The Terracotta Dog
|The Terracotta Dog|
|Original title||Il cane di terracotta|
|Series||Inspector Salvo Montalbano, #2|
|Genre||Crime, Mystery novel|
|Publication date||1996 (orig.) & 2002 (Eng. trans. )|
|Media type||Print (Hardcover, Paperback)|
|Pages||352pp (Eng. trans.)|
|ISBN||ISBN 0-330-49291-8 (Eng. trans.)|
|Preceded by||The Shape Of Water|
|Followed by||The Snack Thief|
The Terracotta Dog (Il cane di terracotta) is a 1996 novel by Andrea Camilleri, translated into English in 2002 by Stephen Sartarelli. It is the second novel in the internationally popular Inspector Montalbano series.
While chasing down a mafia crime, Montalbano finds a cave with symbolic artifacts and the bodies of two young lovers, hidden since World War II.
While it was the second of the published books, the movie was actually produced by RAI out of order, two years later in 2000, as the 4th film. The story starts off with "Tano Il Greco", a tired mafia boss, making a deal with Montalbano to stage his arrest in order for him to save face. The arrest causes Montalbano to have to appear at a press conference and be considered for promotion, both of which he does not appreciate. At the same time there has also been a theft of a grocery store delivery truck and the two crimes come together with inside information from Tano that leads Montalbano and his team to search for a secret cave used as a shelter during world war two and now used by mafia arms smugglers.

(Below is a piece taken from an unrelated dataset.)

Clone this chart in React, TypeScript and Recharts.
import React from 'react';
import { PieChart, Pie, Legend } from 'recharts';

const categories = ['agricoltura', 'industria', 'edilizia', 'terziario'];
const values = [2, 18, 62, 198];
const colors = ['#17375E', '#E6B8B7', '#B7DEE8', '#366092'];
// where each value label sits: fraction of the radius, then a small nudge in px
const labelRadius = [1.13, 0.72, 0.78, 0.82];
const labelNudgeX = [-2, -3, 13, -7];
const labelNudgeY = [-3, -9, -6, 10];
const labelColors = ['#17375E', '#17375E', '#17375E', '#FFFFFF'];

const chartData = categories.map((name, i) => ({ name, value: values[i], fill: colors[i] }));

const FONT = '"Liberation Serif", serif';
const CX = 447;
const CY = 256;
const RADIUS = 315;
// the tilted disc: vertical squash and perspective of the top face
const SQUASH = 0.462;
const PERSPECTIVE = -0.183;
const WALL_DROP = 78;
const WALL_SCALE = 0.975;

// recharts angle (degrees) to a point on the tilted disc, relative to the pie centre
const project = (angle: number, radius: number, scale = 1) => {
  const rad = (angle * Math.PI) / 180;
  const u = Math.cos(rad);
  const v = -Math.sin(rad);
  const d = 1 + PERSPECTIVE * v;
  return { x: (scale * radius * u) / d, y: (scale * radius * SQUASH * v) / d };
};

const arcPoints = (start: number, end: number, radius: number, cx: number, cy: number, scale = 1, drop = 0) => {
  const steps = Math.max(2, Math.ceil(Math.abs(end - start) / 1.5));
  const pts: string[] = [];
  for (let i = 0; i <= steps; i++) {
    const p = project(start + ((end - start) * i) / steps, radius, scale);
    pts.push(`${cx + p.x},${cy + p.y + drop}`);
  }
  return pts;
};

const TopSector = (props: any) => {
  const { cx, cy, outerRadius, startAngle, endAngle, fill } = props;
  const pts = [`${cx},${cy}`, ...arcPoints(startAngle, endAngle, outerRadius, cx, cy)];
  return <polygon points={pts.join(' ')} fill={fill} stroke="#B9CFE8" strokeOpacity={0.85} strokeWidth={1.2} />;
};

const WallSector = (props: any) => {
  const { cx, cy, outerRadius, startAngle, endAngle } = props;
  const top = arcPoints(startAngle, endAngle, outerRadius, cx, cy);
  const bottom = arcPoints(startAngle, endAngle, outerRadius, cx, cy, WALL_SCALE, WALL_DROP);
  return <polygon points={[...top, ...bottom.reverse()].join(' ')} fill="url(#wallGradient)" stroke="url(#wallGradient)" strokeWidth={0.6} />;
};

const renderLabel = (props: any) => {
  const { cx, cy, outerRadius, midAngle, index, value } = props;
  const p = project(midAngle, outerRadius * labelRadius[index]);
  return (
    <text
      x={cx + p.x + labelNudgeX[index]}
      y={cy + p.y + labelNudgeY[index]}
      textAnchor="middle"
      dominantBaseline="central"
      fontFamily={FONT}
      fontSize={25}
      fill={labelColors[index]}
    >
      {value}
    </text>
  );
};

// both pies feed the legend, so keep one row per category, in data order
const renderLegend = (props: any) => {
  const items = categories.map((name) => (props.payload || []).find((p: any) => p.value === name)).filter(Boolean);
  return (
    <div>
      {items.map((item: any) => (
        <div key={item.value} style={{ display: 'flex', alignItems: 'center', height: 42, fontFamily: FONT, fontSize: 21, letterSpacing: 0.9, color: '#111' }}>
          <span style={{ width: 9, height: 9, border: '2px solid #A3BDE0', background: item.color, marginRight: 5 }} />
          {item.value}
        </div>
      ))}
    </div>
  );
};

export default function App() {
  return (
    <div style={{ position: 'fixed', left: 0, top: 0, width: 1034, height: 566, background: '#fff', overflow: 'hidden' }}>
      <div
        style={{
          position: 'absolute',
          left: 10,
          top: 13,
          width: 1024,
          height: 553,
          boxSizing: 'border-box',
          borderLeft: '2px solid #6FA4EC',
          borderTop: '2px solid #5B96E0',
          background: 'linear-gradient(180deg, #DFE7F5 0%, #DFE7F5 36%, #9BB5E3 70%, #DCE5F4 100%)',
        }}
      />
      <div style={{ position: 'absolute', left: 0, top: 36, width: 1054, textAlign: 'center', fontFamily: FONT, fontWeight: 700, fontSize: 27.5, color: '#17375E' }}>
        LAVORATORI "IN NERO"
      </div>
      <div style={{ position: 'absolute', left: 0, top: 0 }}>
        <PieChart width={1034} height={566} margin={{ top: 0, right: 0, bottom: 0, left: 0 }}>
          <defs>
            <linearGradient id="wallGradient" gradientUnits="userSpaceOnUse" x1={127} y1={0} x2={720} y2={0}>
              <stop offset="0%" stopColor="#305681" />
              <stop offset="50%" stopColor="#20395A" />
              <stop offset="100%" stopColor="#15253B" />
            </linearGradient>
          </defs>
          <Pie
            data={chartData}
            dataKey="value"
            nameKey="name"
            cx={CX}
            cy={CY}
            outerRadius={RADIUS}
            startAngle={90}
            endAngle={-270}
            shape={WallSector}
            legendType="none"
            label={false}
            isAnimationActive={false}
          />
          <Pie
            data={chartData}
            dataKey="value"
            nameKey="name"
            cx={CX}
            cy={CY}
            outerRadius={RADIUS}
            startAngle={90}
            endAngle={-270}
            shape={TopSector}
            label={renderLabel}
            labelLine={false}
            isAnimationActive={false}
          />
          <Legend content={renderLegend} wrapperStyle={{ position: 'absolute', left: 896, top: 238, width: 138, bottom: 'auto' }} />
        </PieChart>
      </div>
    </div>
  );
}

Montalbano notices that the inside of the cave is not symmetrical and figures out there must be a secret room where he discovers the mummified bodies of two young lovers, carefully arranged in what appears to be some kind of ancient ritual guarded by a clay guard dog. Learning that the bodies were placed sometime around the allied invasion (sbarcare) and devastating bombing of the island at the end of World War II, Montalbano interviews local residents from that time to try to piece together who the young couple were and why they were killed and why they were ritually buried.
One thing that puzzles Montalbano as he learns more about the ritual burial is that it doesn't make sense because it is a mixture of different traditions and this leads him to look for someone who might have knowledge of different burial rites. And once he has a suspect for the person that conducted the ritual burial, Montalbano stages an elaborate ploy to get onto the TV news so that maybe his suspect living in some other part of Italy might get his message and return to the site of the crime 50 years later.